Par-delà le « Grand Schisme » à La Cité de la Voix
Partant du « Grand Schisme » de 1054, l’Ensemble Irini interprète des œuvres en écho à la séparation entre les Églises d’Orient et d’Occident, entre le monde grec et le monde latin. Séparation qui, toutefois, n’est pas si nette, notamment du fait de l’affaiblissement de l’Empire byzantin (déjà entamée avec le sac de Byzance en 1204 par les Croisés) face à la menace turque.
Aussi, les œuvres choisies mettent-elles en avant les relations entretenues par les deux mondes au XVe siècle, alors que l’Empire se défait petit à petit, mêlant musique latine et orthodoxe avec, pour la première, les œuvres de Guillaume Dufay. S'y retrouve par exemple le motet Vasilissa ergo gaude (Alors réjouis-toi, Princesse) qui célèbre l’union entre Cleofa Malatesta, issue d’une grande famille de Pesaro, et Théodore II Paléologue, le fils de l’empereur Manuel II Paléologue, ou encore l’Ecclesiae militantis dédié au Pape Eugène IV, initiateur du concile œcuménique de 1439 de Florence où a lieu une ultime tentative, soldée par un échec, de rapprochement entre les deux Églises.
Pour ce qui est de la musique orthodoxe, l’Ensemble Irini (dont le nom signifie d’ailleurs paix en grec) reprend notamment En ti Erythra Thalassi, un "théokion" dédié à la Vierge lors de la procession de sortie du mariage. Ainsi, voix et instruments viennent ici concorder pour retracer cette page d’histoire et de tentatives d’union entre deux mondes.
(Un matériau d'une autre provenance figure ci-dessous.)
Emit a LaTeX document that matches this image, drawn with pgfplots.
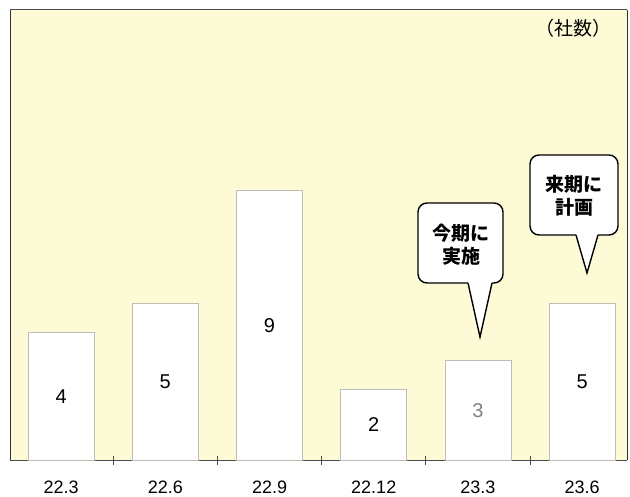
\documentclass[border=0pt]{standalone}
\usepackage{pgfplots}
\pgfplotsset{compat=1.18}
\usepackage{fontspec}
\setmainfont{Liberation Sans}
\newfontfamily\jp{Noto Sans CJK JP}
\definecolor{bgyellow}{RGB}{253,251,214}
\definecolor{barline}{RGB}{190,190,182}
\definecolor{framegray}{RGB}{150,150,145}
\begin{document}
\begin{tikzpicture}
  \begin{axis}[
    at={(0,0)}, anchor=south west,
    scale only axis,
    width=617bp, height=450bp,
    xmin=-0.49, xmax=5.43,
    % the bars of the original start half a unit below zero
    y coord trafo/.code={\pgfmathparse{#1+0.5}},
    y coord inv trafo/.code={\pgfmathparse{#1-0.5}},
    ymin=-0.5, ymax=15.35,
    axis background/.style={fill=bgyellow},
    axis line style={draw=framegray, line width=0.8pt},
    separate axis lines,
    x axis line style={draw=black!70, line width=1pt},
    y axis line style={draw=black!80},
    ytick=\empty,
    xtick pos=lower,
    xtick={0,...,5},
    xticklabels={22.3,22.6,22.9,22.12,23.3,23.6},
    major x tick style={draw=none},
    minor xtick={0.5,1.5,2.5,3.5,4.5},
    minor tick length=9bp,
    tick align=center,
    minor x tick style={draw=black!70, line width=0.8pt},
    x tick label style={font=\fontsize{18bp}{20bp}\selectfont, yshift=-15bp},
    ]
    \addplot[ybar, bar width=66bp, fill=white, draw=barline, line width=0.8pt]
      coordinates {(0,4) (1,5) (2,9) (3,2) (4,3) (5,5)};
    \node[font=\fontsize{20bp}{22bp}\selectfont] at (axis cs:0,1.75) {4};
    \node[font=\fontsize{20bp}{22bp}\selectfont] at (axis cs:1,2.25) {5};
    \node[font=\fontsize{20bp}{22bp}\selectfont] at (axis cs:2,4.25) {9};
    \node[font=\fontsize{20bp}{22bp}\selectfont] at (axis cs:3,0.75) {2};
    \node[font=\fontsize{20bp}{22bp}\selectfont, text=black!50] at (axis cs:4,1.25) {3};
    \node[font=\fontsize{20bp}{22bp}\selectfont] at (axis cs:5,2.25) {5};
  \end{axis}
  \begin{scope}[x=1bp, y=-1bp, shift={(-10bp,460bp)}]
    % callout 1
    \draw[line width=1.4pt, fill=white, rounded corners=9bp]
      (418,203) rectangle (503,283);
    \fill[white] (467.5,280) -- (480,337) -- (492.5,280) -- cycle;
    \draw[line width=1.4pt, line join=miter] (468,283) -- (480,337) -- (492,283);
    \node[font=\jp\bfseries\fontsize{19bp}{23bp}\selectfont, align=center]
      at (461,245) {今期に\\実施};
    % callout 2
    \draw[line width=1.4pt, fill=white, rounded corners=9bp]
      (530,155) rectangle (618,235);
    \fill[white] (575.5,232) -- (587,273) -- (598.5,232) -- cycle;
    \draw[line width=1.4pt, line join=miter] (576,235) -- (587,273) -- (598,235);
    \node[font=\jp\bfseries\fontsize{19bp}{23bp}\selectfont, align=center]
      at (574,196) {来期に\\計画};
    \node[font=\jp\fontsize{19bp}{21bp}\selectfont] at (573,28) {（社数）};
    \useasboundingbox (0,0) rectangle (630,494);
  \end{scope}
\end{tikzpicture}
\end{document}
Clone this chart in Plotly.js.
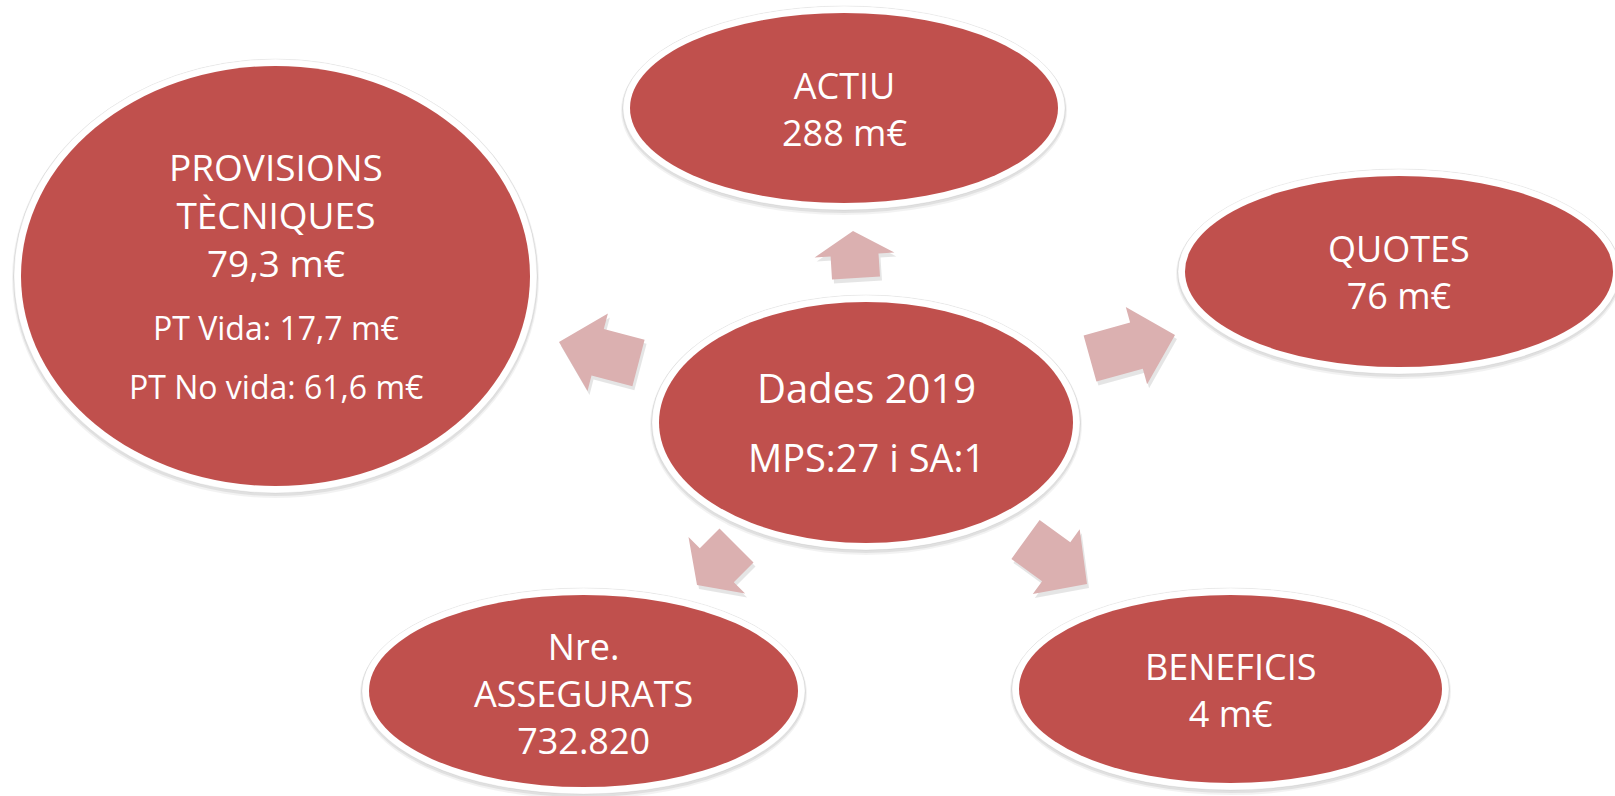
<!DOCTYPE html>
<html><head><meta charset="utf-8">
<script src="https://cdn.plot.ly/plotly-3.0.1.min.js"></script>
<style>html,body{margin:0;padding:0;background:#fff;overflow:hidden}</style>
</head><body><div id="chart" style="width:1615px;height:796px"></div>
<script>
// ---- content ----
const nodeTitles = ['Dades 2019', 'ACTIU', 'QUOTES', 'BENEFICIS', 'Nre.<br>ASSEGURATS', 'PROVISIONS<br>TÈCNIQUES'];
const nodeValues = ['MPS:27 i SA:1', '288 m€', '76 m€', '4 m€', '732.820', '79,3 m€'];
const detailLabels = ['PT Vida: 17,7 m€', 'PT No vida: 61,6 m€'];

// ---- layout geometry (pixel space) ----
const ellipseBoxes = [
  {x0: 659, x1: 1073, y0: 302, y1: 543},
  {x0: 630, x1: 1058, y0: 13, y1: 203},
  {x0: 1185, x1: 1613, y0: 176, y1: 367},
  {x0: 1019, x1: 1442, y0: 595, y1: 783},
  {x0: 369, x1: 798, y0: 595, y1: 787},
  {x0: 21, x1: 530, y0: 66, y1: 486}
];
const textY = [387, 108.5, 271.5, 690, 693, 214];
const titleSizes = [40, 36, 36, 36, 36, 37];
const centerValueY = 457;
const detailY = [327, 386];
const arrowGeo = [
  {tip: [559, 342], back: [638.5, 363], head: 40},
  {tip: [853, 231], back: [856, 278], head: 24},
  {tip: [1175, 335], back: [1090, 358.5], head: 40},
  {tip: [697, 585], back: [736.5, 545.5], head: 28},
  {tip: [1087, 584], back: [1025.5, 539.5], head: 38}
];
const shaftW = 48, headW = 80;
const RED = '#C0504D', ARROW = '#DBB0B0';
const FONT = '"Open Sans", "Noto Sans", sans-serif';

function arrowPath(g, off) {
  const ox = off ? off[0] : 0, oy = off ? off[1] : 0;
  const tx = g.tip[0] + ox, ty = g.tip[1] + oy, bx = g.back[0] + ox, by = g.back[1] + oy;
  const dx = tx - bx, dy = ty - by, L = Math.hypot(dx, dy);
  const ux = dx / L, uy = dy / L, nx = -uy, ny = ux;
  const kx = tx - ux * g.head, ky = ty - uy * g.head;
  const pts = [
    [bx + nx * shaftW / 2, by + ny * shaftW / 2],
    [kx + nx * shaftW / 2, ky + ny * shaftW / 2],
    [kx + nx * headW / 2, ky + ny * headW / 2],
    [tx, ty],
    [kx - nx * headW / 2, ky - ny * headW / 2],
    [kx - nx * shaftW / 2, ky - ny * shaftW / 2],
    [bx - nx * shaftW / 2, by - ny * shaftW / 2]
  ];
  return 'M ' + pts.map(p => p[0].toFixed(1) + ' ' + p[1].toFixed(1)).join(' L ') + ' Z';
}

const shapes = [];
arrowGeo.forEach(g => {
  shapes.push({type: 'path', xref: 'x', yref: 'y', path: arrowPath(g, [2, 4]),
    fillcolor: 'rgba(0,0,0,0.10)', line: {width: 0}, layer: 'above'});
  shapes.push({type: 'path', xref: 'x', yref: 'y', path: arrowPath(g),
    fillcolor: ARROW, line: {width: 0}, layer: 'above'});
});
ellipseBoxes.forEach(b => {
  shapes.push({type: 'circle', xref: 'x', yref: 'y', x0: b.x0 - 9, x1: b.x1 + 9, y0: b.y0 - 7, y1: b.y1 + 12,
    fillcolor: 'rgba(0,0,0,0.05)', line: {width: 0}, layer: 'above'});
  shapes.push({type: 'circle', xref: 'x', yref: 'y', x0: b.x0 - 8, x1: b.x1 + 8, y0: b.y0 - 7, y1: b.y1 + 10,
    fillcolor: 'rgba(0,0,0,0.07)', line: {width: 0}, layer: 'above'});
  shapes.push({type: 'circle', xref: 'x', yref: 'y', x0: b.x0 - 7, x1: b.x1 + 7, y0: b.y0 - 7, y1: b.y1 + 7,
    fillcolor: '#FFFFFF', line: {color: 'rgba(0,0,0,0.06)', width: 1}, layer: 'above'});
  shapes.push({type: 'circle', xref: 'x', yref: 'y', x0: b.x0, x1: b.x1, y0: b.y0, y1: b.y1,
    fillcolor: RED, line: {width: 0}, layer: 'above'});
});

const annotations = [];
nodeTitles.forEach((t, i) => {
  const cx = (ellipseBoxes[i].x0 + ellipseBoxes[i].x1) / 2;
  if (i === 0) {
    annotations.push({x: cx, y: textY[i], xref: 'x', yref: 'y', text: t, showarrow: false,
      xanchor: 'center', yanchor: 'middle', font: {family: FONT, size: titleSizes[i], color: '#FFFFFF'}});
    annotations.push({x: cx, y: centerValueY, xref: 'x', yref: 'y', text: nodeValues[i], showarrow: false,
      xanchor: 'center', yanchor: 'middle', font: {family: FONT, size: 38, color: '#FFFFFF'}});
  } else {
    annotations.push({x: cx, y: textY[i], xref: 'x', yref: 'y', text: t + '<br>' + nodeValues[i], showarrow: false,
      xanchor: 'center', yanchor: 'middle', align: 'center', font: {family: FONT, size: titleSizes[i], color: '#FFFFFF'}});
  }
});
detailLabels.forEach((t, j) => {
  const b = ellipseBoxes[5];
  annotations.push({x: (b.x0 + b.x1) / 2, y: detailY[j], xref: 'x', yref: 'y', text: t, showarrow: false,
    xanchor: 'center', yanchor: 'middle', font: {family: FONT, size: 32, color: '#FFFFFF'}});
});

const layout = {
  width: 1615, height: 796,
  margin: {l: 0, r: 0, t: 0, b: 0},
  paper_bgcolor: '#FFFFFF', plot_bgcolor: '#FFFFFF',
  xaxis: {range: [0, 1615], visible: false, fixedrange: true},
  yaxis: {range: [796, 0], visible: false, fixedrange: true},
  showlegend: false,
  shapes: shapes,
  annotations: annotations
};
Plotly.newPlot('chart', [], layout, {displayModeBar: false, staticPlot: true});
</script></body></html>
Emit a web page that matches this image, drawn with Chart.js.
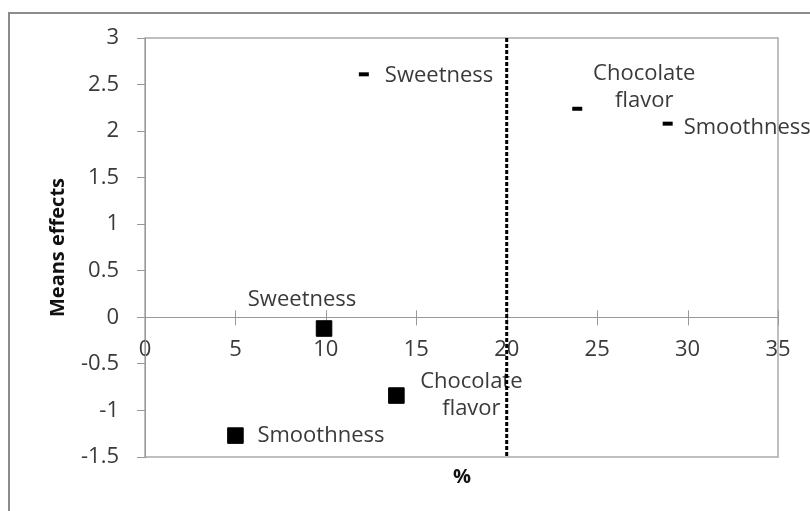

Dans l’ancienne église Saint-Germain-d’Auxerre de Vault-de-Lugny résonnent ces ensembles de polyphonies médiévales, reprises avec lumière par l’Ensemble Irini. L’équilibre se remarque d'emblée, mais aussi le dynamisme avec lequel les voix se répondent, s’accordent et s’enchaînent, sous la direction particulièrement rythmée, marquée de façon parfois excessivement gestuelle, de Lila Hajosi. L’entrée dans le répertoire orthodoxe contraste aussitôt avec les morceaux de Dufay, par la présence plus imposante des basses, mais le soin porté à la précision est identique, voire meilleur. Enfin, les instrumentistes ne sont pas en reste, notamment mis en valeur dans un duo de trompettes médiévales plein de densité, aux couleurs éclatantes.
Malgré quelques problèmes de logistique dans la gestion et le partage des pupitres, faisant sourire le public, le concert poursuit son fil rouge vers deux lamentations déplorant la prise de Constantinople : celle de Dufay, latine (Lamentatio Sanctæ Matris Ecclesiæ Constantinopolitanæ), puis celle de Manuel Doukas Chrysaphes (un des derniers musiciens de la cour byzantine), grecque (O Theos, Ilthosan Ethni). Enfin, Constantinople tombée, le concert s’achève et les artistes saluent, sous les applaudissements chaleureux du public.